Au Lion d’or, l’unique café-restaurant du village, on ne voit pourtant pas les choses ainsi : des équipes de la maison Vranken-Pommery viennent parfois y déjeuner. “Pour huit, ça nous rapporte 870 euros en dix jours, boisson non comprise, ce n’est pas rien”, relate la serveuse.
Le probable déclassement attriste aussi Françoise Morand, la “mémoire” de la commune. “Je suis contente que mon mari ne voie pas ça”, explique-t-elle. C’est lui, Georges Morand, clerc de notaire décédé en 2005, qui s’était démené dans les années 1960 pour que la vigne soit plantée dans cette zone classée, là où les moines l’avaient jadis cultivée.

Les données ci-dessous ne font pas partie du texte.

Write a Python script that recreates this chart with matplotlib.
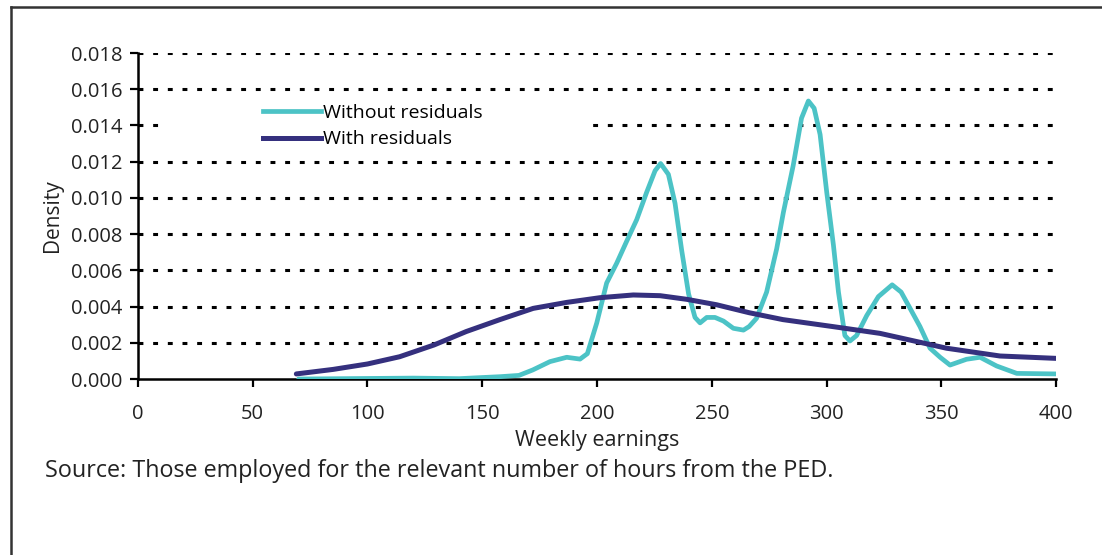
import matplotlib
matplotlib.use("Agg")
import matplotlib.pyplot as plt
from matplotlib.lines import Line2D
from matplotlib.patches import Rectangle

plt.rcParams["font.family"] = ["Open Sans", "DejaVu Sans"]

# Without residuals (kernel density)
x_without = [70, 100, 120, 140, 158, 166, 172, 179.5, 186.8, 192.6, 195.8,
             199.9, 204.2, 208.6, 212.9, 217.3, 221.6, 225.3, 227.7, 231.1,
             234, 236.9, 239.9, 242.7, 244.9, 247.8, 251.4, 255.1, 259.4,
             263.8, 266.3, 269.5, 273.9, 278.3, 281.2, 285.5, 289.1, 292.1,
             294.6, 297.2, 300.1, 303, 305.2, 308, 310.2, 313.1, 317.5, 322.6,
             328.6, 332.5, 336.4, 340.7, 345.1, 349.5, 353.8, 361, 366.9,
             374.1, 382.9, 400]
y_without = [0.0000, 0.00003, 0.00005, 0.00002, 0.00013, 0.0002, 0.0005,
             0.00096, 0.0012, 0.0011, 0.0014,
             0.0031, 0.0053, 0.0064, 0.0076, 0.0088, 0.0103, 0.0115, 0.0119,
             0.0113, 0.0097, 0.0071, 0.0047, 0.0034, 0.0031, 0.0034, 0.0034,
             0.0032, 0.0028, 0.0027, 0.0029, 0.00335, 0.0048, 0.0072, 0.0092,
             0.0118, 0.0144, 0.01535, 0.01495, 0.0135, 0.0103, 0.0074, 0.0048,
             0.0024, 0.0021, 0.0024, 0.0035, 0.00455, 0.0052, 0.0048, 0.0039,
             0.0029, 0.0017, 0.0012, 0.00077, 0.00109, 0.0012, 0.00072,
             0.00031, 0.00028]

# With residuals
x_with = [69, 85, 100, 114, 129, 143, 157.7, 172.2, 186.8, 201.3, 215.8,
          227.5, 239.1, 252.1, 266.3, 281, 303, 323.3, 352.3, 375.6, 400]
y_with = [0.00028, 0.00053, 0.00083, 0.00123, 0.00188, 0.00262, 0.00328,
          0.0039, 0.00423, 0.00449, 0.00464, 0.0046, 0.0044, 0.0041,
          0.00366, 0.00328, 0.00289, 0.00252, 0.0017, 0.00127, 0.00114]

x_ticks = [0, 50, 100, 150, 200, 250, 300, 350, 400]
y_ticks = [0.000, 0.002, 0.004, 0.006, 0.008, 0.010, 0.012, 0.014, 0.016, 0.018]

cyan = "#4cc3c6"
navy = "#35307e"

fig = plt.figure(figsize=(11.02, 5.55), dpi=100)
ax = fig.add_axes([0.1252, 0.3171, 0.8331, 0.5874])

for v in y_ticks[1:]:
    ax.axhline(v, color="black", lw=2.2, linestyle=(0, (1.6, 3.2)), zorder=1)

# white box behind legend hides part of the gridline
ax.add_patch(Rectangle((0.0305, 0.69), 0.457, 0.175, transform=ax.transAxes,
                       facecolor="white", edgecolor="none", zorder=2))

ax.plot(x_without, y_without, color=cyan, lw=3.4, zorder=3,
        solid_joinstyle="round", solid_capstyle="round")
ax.plot(x_with, y_with, color=navy, lw=3.6, zorder=4,
        solid_joinstyle="round", solid_capstyle="round")

ax.set_xlim(0, 400)
ax.set_ylim(0, 0.018)
ax.set_xticks(x_ticks)
ax.set_xticklabels([str(t) for t in x_ticks])
ax.set_yticks(y_ticks)
ax.set_yticklabels([f"{t:.3f}" for t in y_ticks])
ax.tick_params(axis="both", labelsize=14.5, length=6, width=1.6,
               direction="out", color="black", labelcolor="#222222")
ax.tick_params(axis="x", pad=12)
ax.tick_params(axis="y", pad=5)
for s in ["top", "right"]:
    ax.spines[s].set_visible(False)
for s in ["left", "bottom"]:
    ax.spines[s].set_linewidth(1.8)
ax.set_xlabel("Weekly earnings", fontsize=15.5, labelpad=4, color="#222222")
ax.set_ylabel("Density", fontsize=15, labelpad=6, color="#222222")

handles = [Line2D([], [], color=cyan, lw=3.4),
           Line2D([], [], color=navy, lw=3.6)]
ax.legend(handles, ["Without residuals", "With residuals"], loc="center left",
          bbox_to_anchor=(0.136, 0.776), frameon=False, fontsize=14,
          handlelength=3.0, handletextpad=0.1, borderpad=0, borderaxespad=0,
          labelspacing=0.45)

fig.text(0.041, 0.152, "Source: Those employed for the relevant number of hours from the PED.",
         fontsize=16.8, color="#222222", va="center", ha="left")

# outer frame: only top and left edges show
fig.add_artist(Line2D([0.010, 1.0], [0.987, 0.987], transform=fig.transFigure,
                      color="#333333", lw=1.8))
fig.add_artist(Line2D([0.010, 0.010], [0.0, 0.987], transform=fig.transFigure,
                      color="#333333", lw=1.8))

fig.savefig("out.png", dpi=100)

Les propriétaires de pâtures et de champs de pierres en friche avaient alors pu faire de belles affaires en cédant leurs terres aux maisons de champagne, surtout Perrier-Jouët à l’époque.
La position du maire ne surprend néanmoins personne. M. Jardel, réélu depuis 1977, natif d’Afrique du Nord, était entrepreneur en travaux publics. “Il ne s’est jamais intéressé au champagne”, regrettent les uns ; “il n’est pas de la vigne”, soulignent les autres. Les rares viticulteurs détenant des parcelles à Orbais, savent qu’il ne les défendra pas, parce qu’aucun d’eux n’habite la commune. Lui-même reconnaît que, dans le cas contraire, la donne aurait été tout autre.
Dans sa maison de Congy, à 20 kilomètres de là, Raymond Ranté, 85 ans, propriétaire de vignes à Orbais exploitées par un neveu, n’arrive pas à se résigner. “Si c’est déclassé, je suis ruiné. J’vais crever pauvre”, répète le vieil homme. A son âge, il se moque bien de la contrepartie qui sera forcément accordée. “C’est sentimental”, s’émeut-il. Cette parcelle de 1,3 hectare, obtenue en 1967 d’un agriculteur qui refusait de vendre à une grande maison sa terre nouvellement plantable en vigne, représente les deux tiers de son bien, constitué en plus de 70 arrhes dans son propre village.
Marie-Agnès et Patrick Giot, eux, habitent La Caure, et exploitent aussi 1 hectare à Orbais. Ils voudraient faire front commun avec la poignée d’autres propriétaires contre le déclassement. Ils espèrent surtout que les maisons de champagne seront de leur côté. Ils risquent d’être déçus. Chez Vranken-Pommery - plus de 21 hectares d’un seul tenant, soit environ 7 % du vignoble de ce grand nom du champagne -, on n’imagine pas entreprendre un recours si la possibilité est offerte d’obtenir le droit de replanter ailleurs sur de meilleures parcelles, que la révision de l’AOC devrait permettre de faire apparaître. “Cette volonté de la Champagne de prendre une direction qualitative me convient parfaitement”, explique Paul-François Vranken, le PDG du groupe.
Mais quand il s’agit d’évoquer les raisons du déclassement, qui seront détaillées ultérieurement, tous entament le même refrain. Pas question de parler de mauvaises terres pour Orbais-l’Abbaye. “Sur l’ensemble de nos vignobles, il ne faut pas nier l’évidence, il ne s’agissait pas du meilleur, mais il était dans la bonne moyenne”, estime M. Vranken. Il rappelle les lourds investissements entrepris par les grandes maisons, preuve de l’intérêt porté à Orbais. Même le maire met un bémol : “Disons que ce ne sont pas les terres les plus faciles. Il n’y a jamais eu de champagne uniquement d’Orbais, mais ses parcelles produisent du champagne d’assemblage qu’on retrouve dans les plus grandes bouteilles.” L’honneur est sauf.